Están apareciendo gatos, perros y pájaros muertos en el barrio de Nuevo Cáceres. Es cierto que este dato en medio de la catarata de defunciones diarias a causa de la pandemia pueda resultar anecdótico para algunos. Todo esto sucede en medio del silencio de todos. Bueno, de casi todos. En esta bendita ciudad hay vecinos que cuidan los gatos callejeros, que los conocen por su nombre, que les proporcionan comida y antibióticos y visitan sus colonias. Y puede que hagan esto ante la sonrisa burlesca de sus congéneres humanos.

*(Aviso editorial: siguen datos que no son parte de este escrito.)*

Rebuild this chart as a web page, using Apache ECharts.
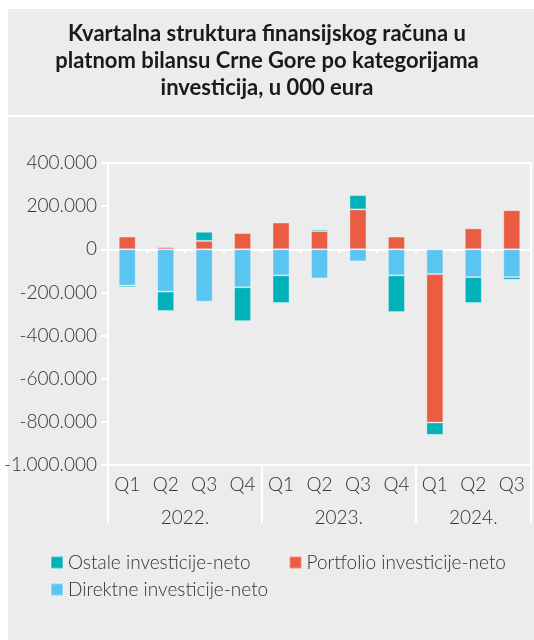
<!DOCTYPE html>
<html>
<head>
<meta charset="utf-8">
<script src="https://cdn.jsdelivr.net/npm/echarts@6/dist/echarts.min.js"></script>
<style>
  html, body { margin: 0; padding: 0; background: #ffffff; }
  #chart { width: 534px; height: 640px; }
</style>
</head>
<body>
<div id="chart"></div>
<script>
// kvartali i godine
const quarters = ['Q1', 'Q2', 'Q3', 'Q4', 'Q1', 'Q2', 'Q3', 'Q4', 'Q1', 'Q2', 'Q3'];
const years = ['2022.', '2023.', '2024.'];
const quartersPerYear = [4, 4, 3];

// vrijednosti u 000 eura
const direktne = [-168000, -196000, -243000, -176000, -121000, -135000, -56000, -121000, -115000, -129000, -129000];
const portfolio = [59000, 10000, 39000, 75000, 124000, 84000, 185000, 59000, -688000, 97000, 181000];
const ostale = [-8000, -90000, 42000, -157000, -128000, 8000, 66000, -170000, -57000, -120000, -12000];

const yTicks = { min: -1000000, max: 400000, step: 200000 };

const FONT = 'Lato';
const TXT = '#333333';

// oznake godina na pola kategorija (boundaryGap false -> 2n+1 pozicija)
const yearSlots = new Array(quarters.length * 2 + 1).fill('');
let start = 0;
years.forEach((y, i) => {
  yearSlots[Math.round((start + quartersPerYear[i] / 2) * 2)] = y;
  start += quartersPerYear[i];
});

function fmt(v) {
  const s = String(Math.abs(v)).replace(/\B(?=(\d{3})+(?!\d))/g, '.');
  return (v < 0 ? '-' : '') + s;
}

const chart = echarts.init(document.getElementById('chart'));

const barBase = {
  type: 'bar',
  stack: 'total',
  barWidth: 17,
  xAxisIndex: 0,
  yAxisIndex: 0
};

const legendText = { fontFamily: FONT, fontWeight: 300, fontSize: 19, color: TXT };

const option = {
  backgroundColor: '#ffffff',
  animation: false,
  graphic: [
    { type: 'rect', z: -10, shape: { x: 8, y: 9, width: 526, height: 106 }, style: { fill: '#ececec' } },
    { type: 'rect', z: -10, shape: { x: 8, y: 117, width: 526, height: 523 }, style: { fill: '#ececec' } }
  ],
  title: {
    text: 'Kvartalna struktura finansijskog računa u\nplatnom bilansu Crne Gore po kategorijama\ninvesticija, u 000 eura',
    left: 'center',
    top: 15,
    textStyle: {
      fontFamily: FONT,
      fontWeight: 'bold',
      fontSize: 22,
      lineHeight: 27,
      color: '#1a1a1a'
    }
  },
  legend: [
    {
      data: ['Ostale investicije-neto', 'Portfolio investicije-neto'],
      left: 45,
      top: 548,
      icon: 'rect',
      itemWidth: 12,
      itemHeight: 12,
      itemGap: 38,
      textStyle: legendText
    },
    {
      data: ['Direktne investicije-neto'],
      left: 45,
      top: 575,
      icon: 'rect',
      itemWidth: 12,
      itemHeight: 12,
      textStyle: legendText
    }
  ],
  grid: { left: 108, right: 3, top: 163, bottom: 175, containLabel: false },
  xAxis: [
    {
      // linija na nuli, podjele između kategorija
      type: 'category',
      data: quarters,
      position: 'bottom',
      axisLine: { onZero: true, onZeroAxisIndex: 0, lineStyle: { color: '#ffffff', width: 2 } },
      axisTick: { show: true, interval: 0, length: 4, lineStyle: { color: '#ffffff', width: 2 } },
      axisLabel: { show: false }
    },
    {
      // oznake u sredini kategorija
      type: 'category',
      data: quarters,
      position: 'bottom',
      axisLine: { onZero: true, onZeroAxisIndex: 1, lineStyle: { color: '#ffffff', width: 2 } },
      axisTick: { show: true, interval: 0, alignWithLabel: true, length: 4, lineStyle: { color: '#ffffff', width: 2 } },
      axisLabel: { show: false }
    },
    {
      // kvartali na dnu
      type: 'category',
      data: quarters,
      position: 'bottom',
      axisLine: { onZero: false, lineStyle: { color: '#ffffff', width: 2 } },
      axisTick: {
        show: true,
        interval: (i) => i % 4 === 0,
        length: 58,
        lineStyle: { color: '#ffffff', width: 2 }
      },
      axisLabel: { interval: 0, margin: 10, fontFamily: FONT, fontWeight: 300, fontSize: 19, color: TXT }
    },
    {
      // godine
      type: 'category',
      data: yearSlots,
      boundaryGap: false,
      position: 'bottom',
      offset: 33,
      axisLine: { show: false, onZero: false },
      axisTick: { show: false },
      axisLabel: { interval: 0, margin: 10, fontFamily: FONT, fontWeight: 300, fontSize: 19, color: TXT }
    },
    {
      // gornja ivica
      type: 'category',
      data: quarters,
      position: 'top',
      axisLine: { onZero: false, lineStyle: { color: '#ffffff', width: 2 } },
      axisTick: { show: false },
      axisLabel: { show: false }
    }
  ],
  yAxis: [
    {
      type: 'value',
      min: yTicks.min,
      max: yTicks.max,
      interval: yTicks.step,
      position: 'left',
      axisLine: { show: true, lineStyle: { color: '#ffffff', width: 2 } },
      axisTick: { show: true, length: 7, lineStyle: { color: '#ffffff', width: 2 } },
      splitLine: { show: false },
      axisLabel: { margin: 11, formatter: fmt, fontFamily: FONT, fontWeight: 300, fontSize: 19, color: TXT }
    },
    {
      type: 'value',
      min: yTicks.min,
      max: yTicks.max,
      interval: yTicks.step,
      position: 'right',
      axisLine: { show: true, lineStyle: { color: '#ffffff', width: 2 } },
      axisTick: { show: false },
      splitLine: { show: false },
      axisLabel: { show: false }
    }
  ],
  series: [
    Object.assign({}, barBase, {
      name: 'Direktne investicije-neto',
      data: direktne,
      itemStyle: { color: '#5bc5f2', borderColor: 'rgba(255,255,255,0.3)', borderWidth: 1 }
    }),
    Object.assign({}, barBase, {
      name: 'Portfolio investicije-neto',
      data: portfolio,
      itemStyle: { color: '#ea5d42', borderColor: 'rgba(255,255,255,0.3)', borderWidth: 1 }
    }),
    Object.assign({}, barBase, {
      name: 'Ostale investicije-neto',
      data: ostale,
      itemStyle: { color: '#00b1b8', borderColor: 'rgba(255,255,255,0.3)', borderWidth: 1 }
    })
  ]
};

chart.setOption(option);
</script>
</body>
</html>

Ha muerto Pelusa. La gata número 21 de esta retahíla de animales presuntamente envenenados en aras todavía de no sé qué justificación. Toda vida, humana o animal, es respetable, válida y conservable. Pero no sé lo que sucede con los gatos, ajenos a nuestras prisas y miserias. Siempre incomprendidos, a pesar de los valores de fidelidad, lealtad y amistad que destilan. Resulta que solo son importantes para los que -sacando tiempo y dinero de donde no lo hay- van a cuidarlos, a veces con ese pellizco en el corazón de saber que se los van a encontrar sin vida por culpa de algún desalmado. Y es sangrante que cuando un perro se extravía parece que toda la ciudad se moviliza para encontrarlo y muy distinta situación ocurre con el gato, a pesar de que ostentan los mismos derechos. A los gatos de Cáceres los están matando en medio de nuestro silencio cómplice. Me consta que las asociaciones felinas han demandado una investigación. Hasta que no fallezca envenenado un perro con pedigrí no se activarán las alarmas. Somos así. La avalancha tiene que cubrir nuestros pies para darnos cuenta del peligro. En algunas religiones los gatos son sagrados y para muchos escritores son psicopómbicos. Nos ponen en contacto con otras realidades. Es una pena tanta insensibilidad y falta de humanidad. Refrán: No le busques tres pies al gato, sabiendo que tiene cuatro.